Como quedó demostrado, la especialidad de Fidel fue la aplicación tozuda de la palabra “siempre” a la realidad. El país entero fue forzado por las armas de una guerrilla triunfante a someterse al protagonismo monopólico del Estado. Al mismo tiempo que se les dotaba de empleos, educación y salud, los cubanos fueron expropiados de cualquier activo capaz de generar riqueza. De ese modo, la política puso fin a cualquier labor económica privada. El partido creyó que prohibiendo los mercados, derogaba el capitalismo. Error monumental.
En su fase más disparatada, el Che Guevara llegó a proponer que quien tuviera un buen desempeño, no debía recibir estímulo material alguno, porque ello reinstauraba el capitalismo en la sociedad. Sólo estímulos morales, insistía, medallas y fotos autografiadas del caudillo, paga suficiente para una economía transformada en un desvencijado batallón de candorosos boy scouts. ¿Por qué hacer eso?, ¿por qué no dejar en pie ni una tienda, ni un taller mecánico, ni un restaurante privado? Aventuro una hipótesis: para garantizar un apacible monopolio político, para que nadie tenga cómo financiar resistencias, un mohín, un liviano acto de desagrado.

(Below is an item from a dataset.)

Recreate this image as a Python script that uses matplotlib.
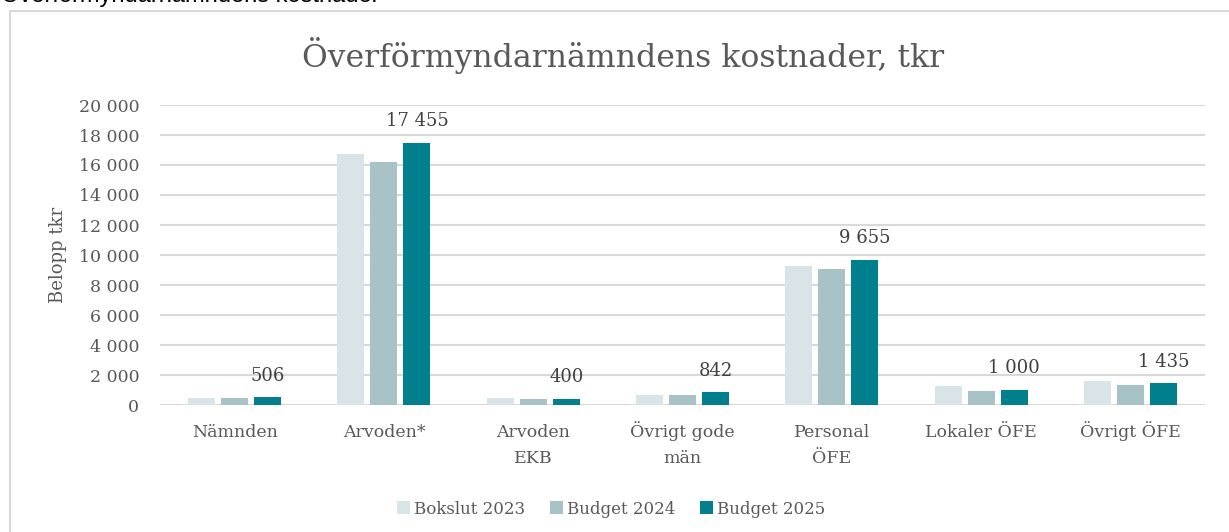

El funeral del patriarca, transmitido en vivo por la CNN, fue una ratificación elocuente de lo señalado. Desfilaron ante el micrófono, las imitaciones en miniatura del fallecido, apegadas a la palabra “siempre” y colocando en el cénit la noción de perpetuidad. Nunca una revolución había abogado tanto por el estancamiento y la quietud. El modelo cubano no fue cuestionado por cortesía, pero también porque aquellas réplicas degradadas de Fidel solo conservan del precursor supremo, ese amor enfermizo por los reflectores. Un Estado que anula a la sociedad hasta degradarla a la condición de filial responsable de llenar plazas, esa parece ser hoy la herencia del Comandante. Hasta la victoria y luego… “siempre”, “siempre”.